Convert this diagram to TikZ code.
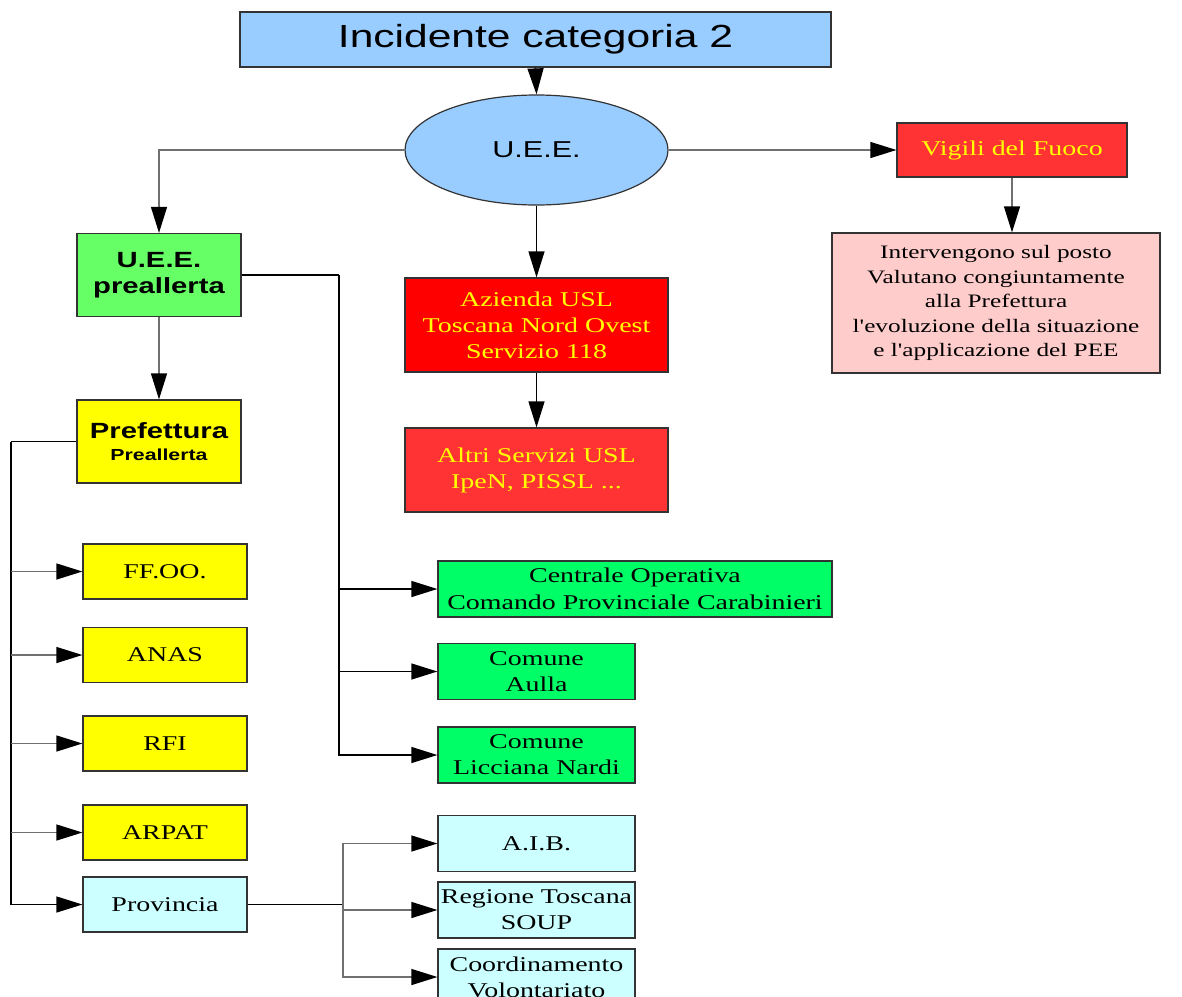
\documentclass[tikz,border=0pt]{standalone}
\usepackage{fontspec}
\usetikzlibrary{arrows.meta,shapes.geometric}
\newfontfamily\serifw[FakeStretch=1.33]{Liberation Serif}
\newfontfamily\sansw[FakeStretch=1.33]{Liberation Sans}
\definecolor{cblue}{HTML}{99CCFF}
\definecolor{cred}{HTML}{FF3333}
\definecolor{cdred}{HTML}{FF0000}
\definecolor{cpink}{HTML}{FFCCCC}
\definecolor{clgreen}{HTML}{66FF66}
\definecolor{cgreen}{HTML}{00FF66}
\definecolor{cyell}{HTML}{FFFF00}
\definecolor{ccyan}{HTML}{CCFFFF}
\definecolor{cborder}{HTML}{333333}
\definecolor{cline}{HTML}{707070}
\tikzset{
  box/.style={draw=cborder, line width=1.2pt, rectangle, inner sep=0pt, align=center, text=black},
  serif/.style={font=\serifw\fontsize{21}{26}\selectfont},
  ybox/.style={box, serif, fill=cyell, minimum width=164pt, minimum height=55pt},
  gbox/.style={box, serif, fill=cgreen, minimum height=56pt},
  cbox/.style={box, serif, fill=ccyan, minimum width=197pt, minimum height=56pt},
  conn/.style={line width=1.2pt, draw=black},
  gconn/.style={line width=1.2pt, draw=cline},
  arr/.style={-{Triangle[length=26pt,width=16pt,color=black]}},
}
\begin{document}
\begin{tikzpicture}[x=1pt,y=-1pt]
\useasboundingbox (0,0) rectangle (1182,996);
\clip (0,0) rectangle (1182,996);
% nodes
\node[box, fill=cblue, minimum width=591pt, minimum height=55pt, font=\sansw\fontsize{32}{36}\selectfont] (title) at (535.5,39.5) {Incidente categoria 2};
\node[draw=cborder, line width=1.2pt, ellipse, fill=cblue, minimum width=263pt, minimum height=110pt, inner sep=0pt, font=\sansw\fontsize{23}{26}\selectfont] (uee) at (536.5,150) {U.E.E.};
\node[box, fill=cred, minimum width=230pt, minimum height=54pt, font=\serifw\fontsize{21}{26}\selectfont, text=cyell] (vvf) at (1012,150) {Vigili del Fuoco};
\node[box, fill=cpink, minimum width=328pt, minimum height=140pt, font=\serifw\fontsize{19}{24.5}\selectfont] (pink) at (996,303) {Intervengono sul posto\\Valutano congiuntamente\\alla Prefettura\\l'evoluzione della situazione\\e l'applicazione del PEE};
\node[box, fill=cdred, minimum width=263pt, minimum height=94pt, font=\serifw\fontsize{21}{26}\selectfont, text=cyell] (asl) at (536.5,325) {Azienda USL\\Toscana Nord Ovest\\Servizio 118};
\node[box, fill=cred, minimum width=263pt, minimum height=84pt, font=\serifw\fontsize{21}{26}\selectfont, text=cyell] (altri) at (536.5,470) {Altri Servizi USL\\IpeN, PISSL ...};
\node[box, fill=clgreen, minimum width=164pt, minimum height=83pt, font=\sansw\bfseries\fontsize{22}{26}\selectfont] (prea) at (159,275) {U.E.E.\\preallerta};
\node[box, fill=cyell, minimum width=164pt, minimum height=83pt, font=\sansw\bfseries\fontsize{22}{26}\selectfont] (pref) at (159,441.5) {Prefettura\\[-4pt]{\fontsize{16}{18}\selectfont Preallerta}};
\node[ybox] (ff) at (165,571.5) {FF.OO.};
\node[ybox] (anas) at (165,655) {ANAS};
\node[ybox] (rfi) at (165,743.5) {RFI};
\node[ybox] (arpat) at (165,832.5) {ARPAT};
\node[ybox, fill=ccyan] (prov) at (165,904.5) {Provincia};
\node[gbox, minimum width=394pt, font=\serifw\fontsize{21}{27}\selectfont] (cen) at (635,589) {Centrale Operativa\\Comando Provinciale Carabinieri};
\node[gbox, minimum width=197pt] (aulla) at (536.5,671.5) {Comune\\Aulla};
\node[gbox, minimum width=197pt] (licc) at (536.5,755) {Comune\\Licciana Nardi};
\node[cbox] (aib) at (536.5,843.5) {A.I.B.};
\node[cbox] (reg) at (536.5,910) {Regione Toscana\\SOUP};
\node[cbox] (coord) at (536.5,977) {Coordinamento\\Volontariato};
% connectors
\draw[conn, arr] (title.south) -- (uee.north);
\draw[gconn, arr] (uee.west) -| (prea.north);
\draw[gconn, arr] (uee.east) -- (vvf.west);
\draw[conn, arr] (uee.south) -- (asl.north);
\draw[conn, arr] (asl.south) -- (altri.north);
\draw[gconn, arr] (vvf.south) -- (vvf.south |- pink.north);
\draw[gconn, arr] (prea.south) -- (pref.north);
% U.E.E. preallerta trunk
\coordinate (ta) at (339,275);
\draw[conn] (prea.east) -- (ta);
\draw[conn, arr] (ta) |- (licc.west);
\draw[conn, arr] (ta |- cen.west) -- (cen.west);
\draw[conn, arr] (ta |- aulla.west) -- (aulla.west);
% Prefettura trunk
\coordinate (tb) at (11,441.5);
\draw[conn] (pref.west) -- (tb);
\draw[conn, arr] (tb) |- (prov.west);
\draw[gconn, arr] (tb |- ff.west) -- (ff.west);
\draw[gconn, arr] (tb |- anas.west) -- (anas.west);
\draw[gconn, arr] (tb |- rfi.west) -- (rfi.west);
\draw[gconn, arr] (tb |- arpat.west) -- (arpat.west);
% Provincia trunk
\coordinate (tc) at (343,904.5);
\draw[conn] (prov.east) -- (tc);
\draw[gconn, arr] (tc) |- (aib.west);
\draw[gconn, arr] (tc) |- (coord.west);
\draw[gconn, arr] (tc |- reg.west) -- (reg.west);
\end{tikzpicture}
\end{document}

───

• [Task objective]
In the copy, include no pictures; restate the listing above exactly.

• [The reply]
Convert this diagram to TikZ code.
\documentclass[tikz,border=0pt]{standalone}
\usepackage{fontspec}
\usetikzlibrary{arrows.meta,shapes.geometric}
\newfontfamily\serifw[FakeStretch=1.33]{Liberation Serif}
\newfontfamily\sansw[FakeStretch=1.33]{Liberation Sans}
\definecolor{cblue}{HTML}{99CCFF}
\definecolor{cred}{HTML}{FF3333}
\definecolor{cdred}{HTML}{FF0000}
\definecolor{cpink}{HTML}{FFCCCC}
\definecolor{clgreen}{HTML}{66FF66}
\definecolor{cgreen}{HTML}{00FF66}
\definecolor{cyell}{HTML}{FFFF00}
\definecolor{ccyan}{HTML}{CCFFFF}
\definecolor{cborder}{HTML}{333333}
\definecolor{cline}{HTML}{707070}
\tikzset{
  box/.style={draw=cborder, line width=1.2pt, rectangle, inner sep=0pt, align=center, text=black},
  serif/.style={font=\serifw\fontsize{21}{26}\selectfont},
  ybox/.style={box, serif, fill=cyell, minimum width=164pt, minimum height=55pt},
  gbox/.style={box, serif, fill=cgreen, minimum height=56pt},
  cbox/.style={box, serif, fill=ccyan, minimum width=197pt, minimum height=56pt},
  conn/.style={line width=1.2pt, draw=black},
  gconn/.style={line width=1.2pt, draw=cline},
  arr/.style={-{Triangle[length=26pt,width=16pt,color=black]}},
}
\begin{document}
\begin{tikzpicture}[x=1pt,y=-1pt]
\useasboundingbox (0,0) rectangle (1182,996);
\clip (0,0) rectangle (1182,996);
% nodes
\node[box, fill=cblue, minimum width=591pt, minimum height=55pt, font=\sansw\fontsize{32}{36}\selectfont] (title) at (535.5,39.5) {Incidente categoria 2};
\node[draw=cborder, line width=1.2pt, ellipse, fill=cblue, minimum width=263pt, minimum height=110pt, inner sep=0pt, font=\sansw\fontsize{23}{26}\selectfont] (uee) at (536.5,150) {U.E.E.};
\node[box, fill=cred, minimum width=230pt, minimum height=54pt, font=\serifw\fontsize{21}{26}\selectfont, text=cyell] (vvf) at (1012,150) {Vigili del Fuoco};
\node[box, fill=cpink, minimum width=328pt, minimum height=140pt, font=\serifw\fontsize{19}{24.5}\selectfont] (pink) at (996,303) {Intervengono sul posto\\Valutano congiuntamente\\alla Prefettura\\l'evoluzione della situazione\\e l'applicazione del PEE};
\node[box, fill=cdred, minimum width=263pt, minimum height=94pt, font=\serifw\fontsize{21}{26}\selectfont, text=cyell] (asl) at (536.5,325) {Azienda USL\\Toscana Nord Ovest\\Servizio 118};
\node[box, fill=cred, minimum width=263pt, minimum height=84pt, font=\serifw\fontsize{21}{26}\selectfont, text=cyell] (altri) at (536.5,470) {Altri Servizi USL\\IpeN, PISSL ...};
\node[box, fill=clgreen, minimum width=164pt, minimum height=83pt, font=\sansw\bfseries\fontsize{22}{26}\selectfont] (prea) at (159,275) {U.E.E.\\preallerta};
\node[box, fill=cyell, minimum width=164pt, minimum height=83pt, font=\sansw\bfseries\fontsize{22}{26}\selectfont] (pref) at (159,441.5) {Prefettura\\[-4pt]{\fontsize{16}{18}\selectfont Preallerta}};
\node[ybox] (ff) at (165,571.5) {FF.OO.};
\node[ybox] (anas) at (165,655) {ANAS};
\node[ybox] (rfi) at (165,743.5) {RFI};
\node[ybox] (arpat) at (165,832.5) {ARPAT};
\node[ybox, fill=ccyan] (prov) at (165,904.5) {Provincia};
\node[gbox, minimum width=394pt, font=\serifw\fontsize{21}{27}\selectfont] (cen) at (635,589) {Centrale Operativa\\Comando Provinciale Carabinieri};
\node[gbox, minimum width=197pt] (aulla) at (536.5,671.5) {Comune\\Aulla};
\node[gbox, minimum width=197pt] (licc) at (536.5,755) {Comune\\Licciana Nardi};
\node[cbox] (aib) at (536.5,843.5) {A.I.B.};
\node[cbox] (reg) at (536.5,910) {Regione Toscana\\SOUP};
\node[cbox] (coord) at (536.5,977) {Coordinamento\\Volontariato};
% connectors
\draw[conn, arr] (title.south) -- (uee.north);
\draw[gconn, arr] (uee.west) -| (prea.north);
\draw[gconn, arr] (uee.east) -- (vvf.west);
\draw[conn, arr] (uee.south) -- (asl.north);
\draw[conn, arr] (asl.south) -- (altri.north);
\draw[gconn, arr] (vvf.south) -- (vvf.south |- pink.north);
\draw[gconn, arr] (prea.south) -- (pref.north);
% U.E.E. preallerta trunk
\coordinate (ta) at (339,275);
\draw[conn] (prea.east) -- (ta);
\draw[conn, arr] (ta) |- (licc.west);
\draw[conn, arr] (ta |- cen.west) -- (cen.west);
\draw[conn, arr] (ta |- aulla.west) -- (aulla.west);
% Prefettura trunk
\coordinate (tb) at (11,441.5);
\draw[conn] (pref.west) -- (tb);
\draw[conn, arr] (tb) |- (prov.west);
\draw[gconn, arr] (tb |- ff.west) -- (ff.west);
\draw[gconn, arr] (tb |- anas.west) -- (anas.west);
\draw[gconn, arr] (tb |- rfi.west) -- (rfi.west);
\draw[gconn, arr] (tb |- arpat.west) -- (arpat.west);
% Provincia trunk
\coordinate (tc) at (343,904.5);
\draw[conn] (prov.east) -- (tc);
\draw[gconn, arr] (tc) |- (aib.west);
\draw[gconn, arr] (tc) |- (coord.west);
\draw[gconn, arr] (tc |- reg.west) -- (reg.west);
\end{tikzpicture}
\end{document}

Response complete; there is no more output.